Commentary: The gift of gratitude

Don’t look past the healing spirit of Thanksgiving

Thankfulness will be the order of the day Thursday. Are you ready?

Or have you decided to skip the thankfulness and go straight into the covetousness.

Hey, I'm not casting any stones. I started my Christmas wish list months ago because I know, when I'm together with my extended family on Thanksgiving Day, my brothers and mom and dad will ask the question: So, what do you want for Christmas? Thankfully, we gave up the full-scale family gift exchanges years ago, opting for the cost-limiting effect of the annual Christmas name-drawing.

September and October have become the pre-season for the Christmas retail sales pitch, prepping consumers for the annual campaign to separate them from their money. That's not an indictment. Like the band Europe singing "The Final Countdown," it's what they do. (Thanks, Geico) It keeps the economy churning along.

My thought process isn't so much about what retailers do, but about what we individually and collectively do in response.

It matters not one iota to me whether Starbucks has a snowflake or Santa Claus or a nativity scene on its red cups. For retailers, it's about sales. It's not about faith. If a popular purveyor of caffeine wants to go neutral on the whole Christmas motif, it doesn't make me fidgety in the least. Shop there or don't. If you want to celebrate the birth of the Christian Savior, find a church and join brothers and sisters in a heartfelt "Oh Holy Night." A lot of churches serve coffee, too. And it's usually free.

Retailers need to move product, not hearts and souls. Whatever person raised the ruckus about the design of a coffee cup needs to ponder whether convincing a national chain to promote Jesus and java does anything to advance the message of Christianity's central figure.

But there I go, jumping ahead to Christmas when Thanksgiving hasn't even passed. Maybe it's because one of the radio stations here in Northwest Arkansas started playing Christmas music weeks ago and stores are chock full of Christmas lights, ornaments and trees. My mailbox has been getting Christmas-themed ads for a while, too.

Or it could be a popular electronics retailer's commercial showing a shopper scoring in his search for gifts, fist-bumping a salesperson. An announcer dramatically explains "When you give tech, people won't just love it. They'll love you." I wonder how much one has to spend to earn that love?
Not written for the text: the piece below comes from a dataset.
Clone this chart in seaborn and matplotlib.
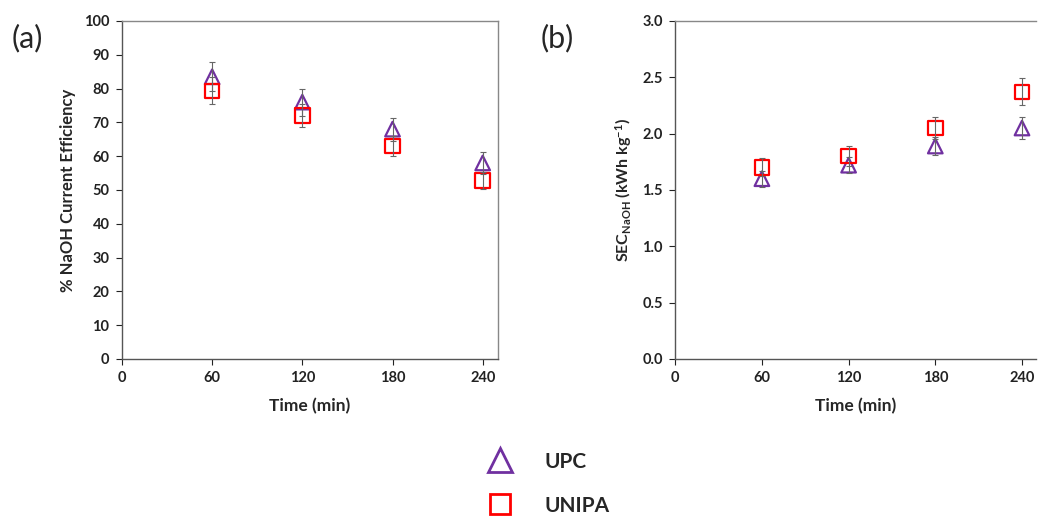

Surely taking its inspiration from the biblical message of the birth of Christ, the commercial finishes with those traditional words of Yuletide encouragement, "Win the holidays."

Win the holidays? Who's keeping score? Is Christmas just the Super Bowl of acquiring stuff?

Well, in general, the answer is yes. As columnist Art Hobson reminded us last week, a Pew Research Center study shows a decline in the number of Americans professing an affiliation with a religious denomination. In that environment, isn't it more likely than not that the Christmas holiday's connection to faith would also be diminished?

While Art finds good news in the trend, I'm less than gleeful. Christmas without faith is just a winter shopping spree. What, really, is the point of that?

If it's a reality that more Americans every year are detaching Christmas from the birth of a God-sent messiah, perhaps we need to rethink this cultural shift toward skipping over Thanksgiving and heading right into the annual shopping frenzy. Whether based in faith or not, gratitude is a necessary component of individual and collective well-being. If we as a people lose our capacity for gratitude, the road ahead is indeed rocky.

Does the abundance that surrounds us in the United States make it harder to express simple gratitude? It's certainly easy to take it for granted. If you need help being grateful this week, just consider what your life would be like at this very moment if you were, say, a Syrian.

I long for my kids to grow their capacity to give thanks for who they are, what they have and, yes, the blessings God has delivered in our lives, because gratitude is at the core of so much that is good. Ingratitude drains us of joy.

Maybe Thursday, not Black Friday, should be emphasized as the kickoff to the holiday season because of its encouragement to realize how much we have to be thankful for. For all of us, there's freedom made possible by a great nation. For most, there's gainful employment. For every one reading this, there's the fact we're alive with an opportunity to live another day.

I look forward to a prayer of gratitude on Thanksgiving Day, but that's not necessarily everyone's cup of joe. I would suggest, however, that it matters less what's on the cup than realizing how full our cups are. Anyone who seeks out a sense of thankfulness Thursday, and every day, will find a fuller sense of satisfaction and contentment. I pray we can all find it.